** Begin **
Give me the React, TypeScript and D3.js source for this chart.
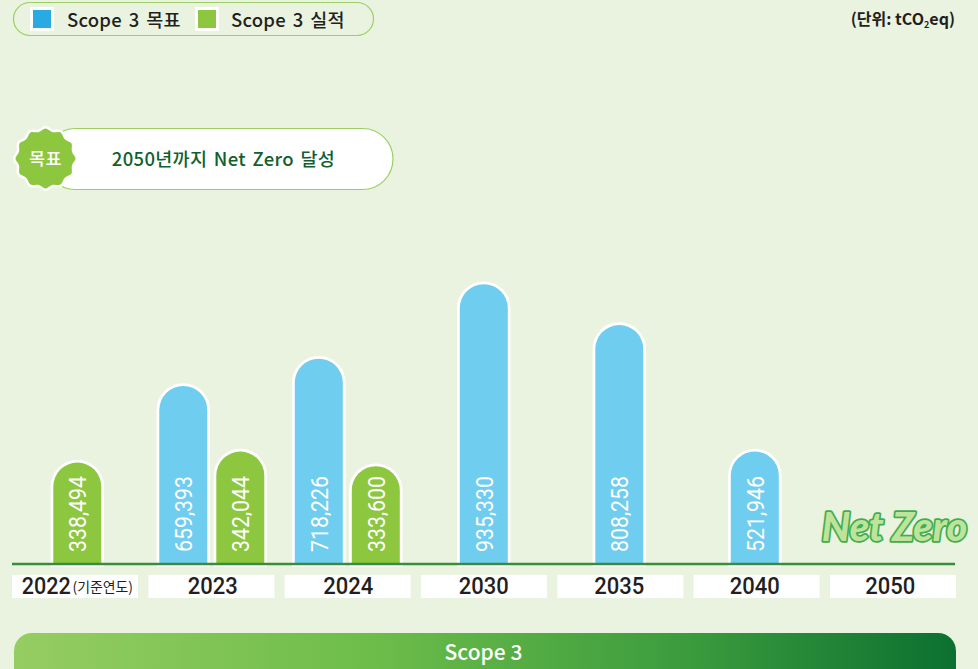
import React from "react";
import * as d3 from "d3";

const categories = ["2022", "2023", "2024", "2030", "2035", "2040", "2050"];
const targetLabels = [null, 659393, 718226, 935330, 808258, 521946, null];
const actualLabels = [338494, 342044, 333600, null, null, null, null];
// Drawn bar lengths in the source graphic are not proportional to their labels: read separately from the picture
const targetDrawn = [null, 597000, 688000, 938000, 801000, 377000, null];
const actualDrawn = [340000, 377000, 328000, null, null, null, null];
const legendItems = ["Scope 3 목표", "Scope 3 실적"];

const W = 978;
const H = 669;
const BLUE = "#6fcdf0";
const GREEN = "#8dc63f";
const KR = "'Noto Sans CJK KR', 'Noto Sans', sans-serif";
const NUM = "Roboto, 'Noto Sans CJK KR', sans-serif";
const DARK = "#231f20";

const baseY = 564;
const y = d3.scaleLinear().domain([0, 935330]).range([baseY, 285]);
const cell = d3.scaleBand().domain(categories).range([12, 956]).paddingInner(0.0758).paddingOuter(0);
const center = d3.scalePoint().domain(categories).range([77.3, 890.3]);
const fmt = d3.format(",");

const barW = 48;
const pillPath = (cx: number, top: number) => {
  const r = barW / 2;
  const l = cx - r;
  return `M${l},${baseY}V${top + r}A${r},${r} 0 0 1 ${l + barW},${top + r}V${baseY}Z`;
};

const starPoints: [number, number][] = d3.range(24).map((i) => [
  (i / 24) * 2 * Math.PI,
  i % 2 === 0 ? 33 : 25,
]);
const starPath = d3.lineRadial().curve(d3.curveBasisClosed)(starPoints) as string;

function Pill({ cx, drawn, label, fill }: { cx: number; drawn: number; label: number; fill: string }) {
  const top = y(drawn);
  return (
    <g>
      <path d={pillPath(cx, top)} fill={fill} stroke="#fff" strokeWidth={5.5} style={{ paintOrder: "stroke" }} />
      <text
        transform={`translate(${cx + 8.7},${baseY - 12}) rotate(-90) scale(0.87,1)`}
        fontFamily={NUM}
        fontWeight={400}
        fontSize={24.5}
        fill="#fff"
      >
        {fmt(label)}
      </text>
    </g>
  );
}

export default function App() {
  return (
    <svg
      width={W}
      height={H}
      viewBox={`0 0 ${W} ${H}`}
      style={{ position: "fixed", left: 0, top: 0, display: "block" }}
    >
      <defs>
        <linearGradient id="bottomGrad" x1="0" x2="1" y1="0" y2="0">
          <stop offset="0" stopColor="#96cd62" />
          <stop offset="0.38" stopColor="#6dbd4a" />
          <stop offset="0.72" stopColor="#3a9b3d" />
          <stop offset="1" stopColor="#0c7030" />
        </linearGradient>
      </defs>
      <rect width={W} height={H} fill="#eaf3df" />

      {/* legend */}
      <rect x={13.5} y={2.5} width={360} height={33} rx={16.5} fill="none" stroke="#9ccf63" strokeWidth={1.2} />
      <rect x={31.5} y={8.5} width={21} height={21} fill="#29abe2" stroke="#fff" strokeWidth={3} />
      <text x={67} y={27} fontFamily={KR} fontWeight={500} fontSize={18.5} wordSpacing={2.5} letterSpacing={0.2} fill={DARK}>{legendItems[0]}</text>
      <rect x={196.5} y={8.5} width={21} height={21} fill={GREEN} stroke="#fff" strokeWidth={3} />
      <text x={231} y={27} fontFamily={KR} fontWeight={500} fontSize={18.5} wordSpacing={2.5} letterSpacing={0.2} fill={DARK}>{legendItems[1]}</text>

      {/* unit */}
      <text x={955} y={25} textAnchor="end" fontFamily={KR} fontWeight={700} fontSize={16} fill={DARK}>
        (단위: tCO<tspan fontSize={9} dy={3}>2</tspan><tspan dy={-3}>eq)</tspan>
      </text>

      {/* goal */}
      <rect x={45} y={128.5} width={348} height={61} rx={30.5} fill="#fff" stroke="#9ccf63" strokeWidth={1.2} />
      <path d={starPath} transform="translate(45.5,158.5)" fill={GREEN} stroke="#fff" strokeWidth={5} style={{ paintOrder: "stroke" }} />
      <text x={45.5} y={164.5} textAnchor="middle" fontFamily={KR} fontWeight={500} fontSize={17.5} letterSpacing={0.5} fill="#fff">목표</text>
      <text x={223.5} y={166} textAnchor="middle" fontFamily={KR} fontWeight={500} fontSize={18.5} wordSpacing={2.2} letterSpacing={0.3} fill="#11602f">2050년까지 Net Zero 달성</text>

      {/* bars */}
      {categories.map((c, i) => {
        const t = targetDrawn[i];
        const a = actualDrawn[i];
        const both = t != null && a != null;
        const cx = center(c)!;
        return (
          <g key={c}>
            {t != null && (
              <Pill cx={both ? cx - 29.5 : cx} drawn={t} label={targetLabels[i]!} fill={BLUE} />
            )}
            {a != null && (
              <Pill cx={both ? cx + 27.5 : cx} drawn={a} label={actualLabels[i]!} fill={GREEN} />
            )}
          </g>
        );
      })}

      {/* baseline */}
      <line x1={12} x2={955} y1={y(0)} y2={y(0)} stroke="#3b8b3d" strokeWidth={2.5} />

      {/* Net Zero */}
      <text
        x={894.5}
        y={541}
        textAnchor="middle"
        fontFamily="Lato, 'Noto Sans', sans-serif"
        fontStyle="italic"
        fontWeight={900}
        fontSize={39.5}
        fill="#bfe39b"
        stroke="#3fae50"
        strokeWidth={3.5}
        strokeLinejoin="round"
        style={{ paintOrder: "stroke" }}
      >
        Net Zero
      </text>

      {/* category cells */}
      {categories.map((c, i) => {
        const x = cell(c)!;
        const w = cell.bandwidth();
        return (
          <g key={c}>
            <rect x={x} y={575} width={w} height={23} fill="#fff" />
            {i === 0 ? (
              <>
                <text x={21.7} y={594} textLength={49} lengthAdjust="spacingAndGlyphs" fontFamily={NUM} fontWeight={500} fontSize={23} fill={DARK}>
                  {c}
                </text>
                <text x={72.5} y={592} textLength={60.5} lengthAdjust="spacingAndGlyphs" fontFamily={KR} fontWeight={400} fontSize={14} fill={DARK}>(기준연도)</text>
              </>
            ) : (
              <text x={center(c)!} y={594} textAnchor="middle" textLength={50} lengthAdjust="spacingAndGlyphs" fontFamily={NUM} fontWeight={500} fontSize={23} fill={DARK}>
                {c}
              </text>
            )}
          </g>
        );
      })}

      {/* bottom banner */}
      <rect x={14} y={633} width={942} height={60} rx={18} fill="url(#bottomGrad)" />
      <text x={483.5} y={660} textAnchor="middle" fontFamily={KR} fontWeight={500} fontSize={21} fill="#fff">Scope 3</text>
    </svg>
  );
}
** End **
- TASK
All of the lines above should be retyped precisely, apart from the pictures.

- RESPONSE BELOW
Give me the React, TypeScript and D3.js source for this chart.
import React from "react";
import * as d3 from "d3";

const categories = ["2022", "2023", "2024", "2030", "2035", "2040", "2050"];
const targetLabels = [null, 659393, 718226, 935330, 808258, 521946, null];
const actualLabels = [338494, 342044, 333600, null, null, null, null];
// Drawn bar lengths in the source graphic are not proportional to their labels: read separately from the picture
const targetDrawn = [null, 597000, 688000, 938000, 801000, 377000, null];
const actualDrawn = [340000, 377000, 328000, null, null, null, null];
const legendItems = ["Scope 3 목표", "Scope 3 실적"];

const W = 978;
const H = 669;
const BLUE = "#6fcdf0";
const GREEN = "#8dc63f";
const KR = "'Noto Sans CJK KR', 'Noto Sans', sans-serif";
const NUM = "Roboto, 'Noto Sans CJK KR', sans-serif";
const DARK = "#231f20";

const baseY = 564;
const y = d3.scaleLinear().domain([0, 935330]).range([baseY, 285]);
const cell = d3.scaleBand().domain(categories).range([12, 956]).paddingInner(0.0758).paddingOuter(0);
const center = d3.scalePoint().domain(categories).range([77.3, 890.3]);
const fmt = d3.format(",");

const barW = 48;
const pillPath = (cx: number, top: number) => {
  const r = barW / 2;
  const l = cx - r;
  return `M${l},${baseY}V${top + r}A${r},${r} 0 0 1 ${l + barW},${top + r}V${baseY}Z`;
};

const starPoints: [number, number][] = d3.range(24).map((i) => [
  (i / 24) * 2 * Math.PI,
  i % 2 === 0 ? 33 : 25,
]);
const starPath = d3.lineRadial().curve(d3.curveBasisClosed)(starPoints) as string;

function Pill({ cx, drawn, label, fill }: { cx: number; drawn: number; label: number; fill: string }) {
  const top = y(drawn);
  return (
    <g>
      <path d={pillPath(cx, top)} fill={fill} stroke="#fff" strokeWidth={5.5} style={{ paintOrder: "stroke" }} />
      <text
        transform={`translate(${cx + 8.7},${baseY - 12}) rotate(-90) scale(0.87,1)`}
        fontFamily={NUM}
        fontWeight={400}
        fontSize={24.5}
        fill="#fff"
      >
        {fmt(label)}
      </text>
    </g>
  );
}

export default function App() {
  return (
    <svg
      width={W}
      height={H}
      viewBox={`0 0 ${W} ${H}`}
      style={{ position: "fixed", left: 0, top: 0, display: "block" }}
    >
      <defs>
        <linearGradient id="bottomGrad" x1="0" x2="1" y1="0" y2="0">
          <stop offset="0" stopColor="#96cd62" />
          <stop offset="0.38" stopColor="#6dbd4a" />
          <stop offset="0.72" stopColor="#3a9b3d" />
          <stop offset="1" stopColor="#0c7030" />
        </linearGradient>
      </defs>
      <rect width={W} height={H} fill="#eaf3df" />

      {/* legend */}
      <rect x={13.5} y={2.5} width={360} height={33} rx={16.5} fill="none" stroke="#9ccf63" strokeWidth={1.2} />
      <rect x={31.5} y={8.5} width={21} height={21} fill="#29abe2" stroke="#fff" strokeWidth={3} />
      <text x={67} y={27} fontFamily={KR} fontWeight={500} fontSize={18.5} wordSpacing={2.5} letterSpacing={0.2} fill={DARK}>{legendItems[0]}</text>
      <rect x={196.5} y={8.5} width={21} height={21} fill={GREEN} stroke="#fff" strokeWidth={3} />
      <text x={231} y={27} fontFamily={KR} fontWeight={500} fontSize={18.5} wordSpacing={2.5} letterSpacing={0.2} fill={DARK}>{legendItems[1]}</text>

      {/* unit */}
      <text x={955} y={25} textAnchor="end" fontFamily={KR} fontWeight={700} fontSize={16} fill={DARK}>
        (단위: tCO<tspan fontSize={9} dy={3}>2</tspan><tspan dy={-3}>eq)</tspan>
      </text>

      {/* goal */}
      <rect x={45} y={128.5} width={348} height={61} rx={30.5} fill="#fff" stroke="#9ccf63" strokeWidth={1.2} />
      <path d={starPath} transform="translate(45.5,158.5)" fill={GREEN} stroke="#fff" strokeWidth={5} style={{ paintOrder: "stroke" }} />
      <text x={45.5} y={164.5} textAnchor="middle" fontFamily={KR} fontWeight={500} fontSize={17.5} letterSpacing={0.5} fill="#fff">목표</text>
      <text x={223.5} y={166} textAnchor="middle" fontFamily={KR} fontWeight={500} fontSize={18.5} wordSpacing={2.2} letterSpacing={0.3} fill="#11602f">2050년까지 Net Zero 달성</text>

      {/* bars */}
      {categories.map((c, i) => {
        const t = targetDrawn[i];
        const a = actualDrawn[i];
        const both = t != null && a != null;
        const cx = center(c)!;
        return (
          <g key={c}>
            {t != null && (
              <Pill cx={both ? cx - 29.5 : cx} drawn={t} label={targetLabels[i]!} fill={BLUE} />
            )}
            {a != null && (
              <Pill cx={both ? cx + 27.5 : cx} drawn={a} label={actualLabels[i]!} fill={GREEN} />
            )}
          </g>
        );
      })}

      {/* baseline */}
      <line x1={12} x2={955} y1={y(0)} y2={y(0)} stroke="#3b8b3d" strokeWidth={2.5} />

      {/* Net Zero */}
      <text
        x={894.5}
        y={541}
        textAnchor="middle"
        fontFamily="Lato, 'Noto Sans', sans-serif"
        fontStyle="italic"
        fontWeight={900}
        fontSize={39.5}
        fill="#bfe39b"
        stroke="#3fae50"
        strokeWidth={3.5}
        strokeLinejoin="round"
        style={{ paintOrder: "stroke" }}
      >
        Net Zero
      </text>

      {/* category cells */}
      {categories.map((c, i) => {
        const x = cell(c)!;
        const w = cell.bandwidth();
        return (
          <g key={c}>
            <rect x={x} y={575} width={w} height={23} fill="#fff" />
            {i === 0 ? (
              <>
                <text x={21.7} y={594} textLength={49} lengthAdjust="spacingAndGlyphs" fontFamily={NUM} fontWeight={500} fontSize={23} fill={DARK}>
                  {c}
                </text>
                <text x={72.5} y={592} textLength={60.5} lengthAdjust="spacingAndGlyphs" fontFamily={KR} fontWeight={400} fontSize={14} fill={DARK}>(기준연도)</text>
              </>
            ) : (
              <text x={center(c)!} y={594} textAnchor="middle" textLength={50} lengthAdjust="spacingAndGlyphs" fontFamily={NUM} fontWeight={500} fontSize={23} fill={DARK}>
                {c}
              </text>
            )}
          </g>
        );
      })}

      {/* bottom banner */}
      <rect x={14} y={633} width={942} height={60} rx={18} fill="url(#bottomGrad)" />
      <text x={483.5} y={660} textAnchor="middle" fontFamily={KR} fontWeight={500} fontSize={21} fill="#fff">Scope 3</text>
    </svg>
  );
}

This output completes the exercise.